(Or: Sour grapes ?)
I’m keeping an eye on the nature of the pieces the Leicester Mercury is publishing in its ‘First Person’ column this ‘Holy Week’. Is it my timing that renders the following pithy re-working of my recent critique of ‘scientific apologetics’ inappropriate for publication? Is it inappropriately written for the particular readership? (You should see some of ecclesiastical burblings that go in there.) Or is it just crap? I don’t know, because the editor doesn’t have to justify. So, having spent time and effort on it…
Be sceptical of the merging of faith and science
We are all, to some extent, ‘philosophers’, in that we tend to advocate our view of life and the world. However, most of us have neither studied philosophy, nor do we spend much time critically examining our own reasoning. We thus tend not to consider that much of the information in our minds is false, and highly susceptible to our culture and belief system. Everybody likes to have their beliefs, their opinions, their prejudices confirmed, and is inclined to reject arguments against them.
Yet we are often impressed when supposed pearls of wisdom emanate from public figures. Notorious Premier League footballer Joey Barton seems to have partly restored his reputation in the eyes of a fickle public on account of his propensity to quote the occasional profound lyric, or the odd philosopher. But is he any more ludicrous than those who adopt the theological tactic known as apologetics?

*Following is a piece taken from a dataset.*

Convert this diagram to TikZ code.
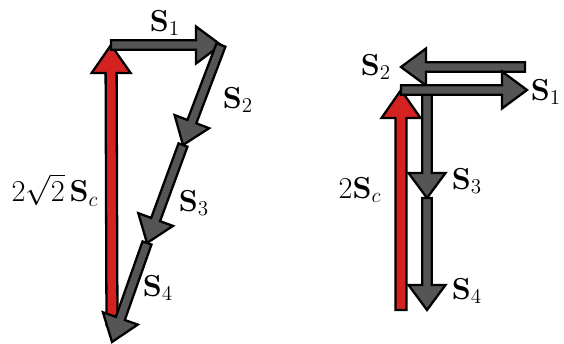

Deriving from the Greek apologia, meaning ‘reasoned defence’, apologetics is that branch of theology concerned with the defence and proof of Christianity. It becomes problematic when science gets called as witness.
Christian apologists like to argue, often with cherry-picked philosophical quotations, the metaphysical significance of the discoveries and formulations of great (religious) scientists, such as Newton. Science is glorified for its triumphant revealing of the workings of God’s universe – the undisprovable is deemed scientifically rational. Those areligious scientists who argue the contrary are hypocritically reminded of the naturalistic limitations of (their) science. It seems the capacity of science depends on the beliefs of those doing it.
This line of ‘reasoning’ holds that all scientists are, wittingly or unwittingly, investigating not merely the natural world, but ’God’s plan’. This leads to unscientific pronouncements, which are potentially highly misleading. Whilst it has to be acknowledged that belief in God was a driver for modern science, the indisputability of the faith of those who pioneered the mathematical explanation of the universe does not constitute retrospective evidence for ‘God’ (or any deity). Quite right to recognise Newton’s brilliance as a scientist/mathematician. But appealing to the faith of great scientists does not a scientific argument make.
If you believe you are researching God’s handiwork, it is God’s handiwork you will see. But misappropriation of scientific laws as ‘evidence’ for the existence of an agent who set those laws in place is a scientific non sequitur. As an academic pursuit, this faith-based syncretism becomes ‘philosophy’. Or theology.
Philosophical quotes, whether from pseudo-intellectuals or serious intellectual scholars, often draw admiring gasps, or approving nods of faux sagacity. But they do not always convey ‘truth’. Barton’s street philosophy makes for an occasionally refreshing change from the robotic, cliché-regurgitating football interviewee. But scholarly pseudoscientism is the laziest philosophy – a cardinal sin for any scientist.